Saturday, May 31, 2014

Pain and Desperation

It all happens in a moment. One minute you're running down the field confident you'll get the ball, and the next you're rolling in the grass wondering if you'll be able to walk. It's not the first time I've found myself downed by an injury in the game of soccer and it probably won't be the last. But my most frequent problem was usually getting the wind knocked out of me because I was always so much smaller than many of my opponents, and that's an injury you can recover from and play on in the same match.
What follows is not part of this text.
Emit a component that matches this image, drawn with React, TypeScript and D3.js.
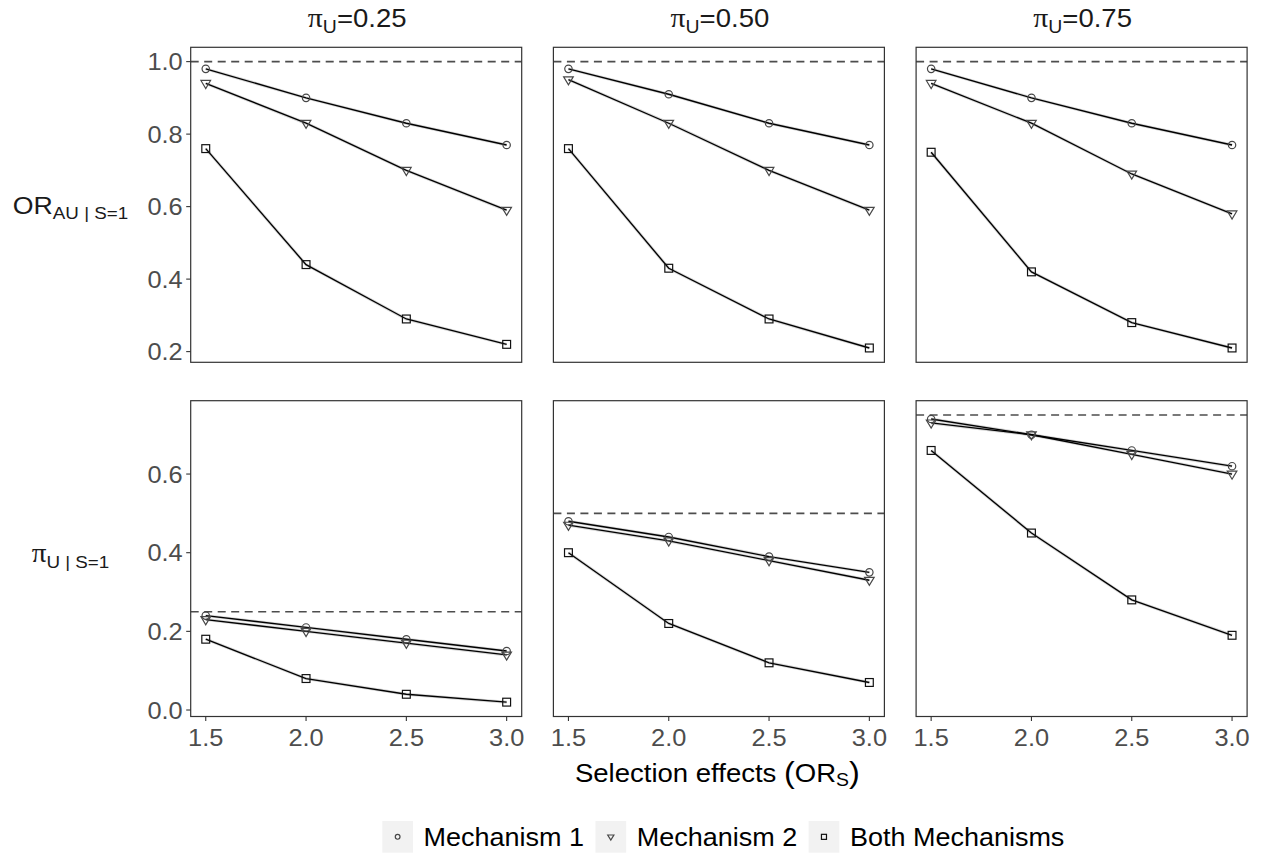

I knew lying on the ground on the field in France it was much more serious than that.

The best thing about being on a church weekend away when you get injured is that there are so many people who are willing to help you. So many who are doctors or nurses, so many who are willing to help you walk, get you dinner, or make you comfortable. But, so many who want to know what happened and how are you and does it feel better than it did 5 minutes ago? And I know they all mean well but it's tiring and I don't want to be in the spotlight. I just want to feel better, to be able to tell them it was nothing. "The wind was knocked out of me, but I'm fine now," I'd like to say. I don't want to have to depend on them to walk, to eat, to get around. I don't want to have to ask for someone to help me to do something like tie my shoes. And there I come face to face with the ugliness of pride in my life. I don't want to have to be dependent on other people, I want to be strong on my own. I want to be able to stand on my own two feet and yet, if those people weren't there, I wouldn't be able to move at all.

Being a cripple recently has made me reexamine the injured in the Bible who desperately sought Jesus. It's funny how their pain was linked to their desperation and perhaps even fueled it. But pain can also lead us to anger, despair, or even pride. And if it does make us desperate, does it make us desperate for the right thing?
Consider the example of the paralyzed man who was lowered through the roof so Jesus could heal him (Mark 2:1-12). It was actually his friends who went out of their way to take him to Jesus. And seeing the friends' faith, Jesus forgave the man his sins. Or, the woman who believed that all she had to do was touch Jesus and she would be healed (Luke 8:41-48). She was so desperate to stop her bleeding that she fought her way through the crowd to touch his cloak just because she hoped he could heal her.
Don't you ever wonder why if Jesus had the power to heal everybody, he didn't just heal them? Do you think that perhaps it has to do with our desperation to be near him and our faith that he will heal? And sometimes our injuries and our healing are nothing to do with us. In both of the cases above, Jesus used healing to demonstrate his power to the people who were watching. It's not that he wants us to suffer, or that he withholds his power, but he uses it all for the greatest glory.

And no matter what kind of healing we need, it highlights the fact that we are not invincible, that we cannot survive only on our own. We were meant to live in community with others and in communion with God. So, thank you, Jesus, for reminding that my injury is not about me. Thank you, church friends, who were willing to be Jesus' hands and feet (especially feet) for me at the retreat weekend.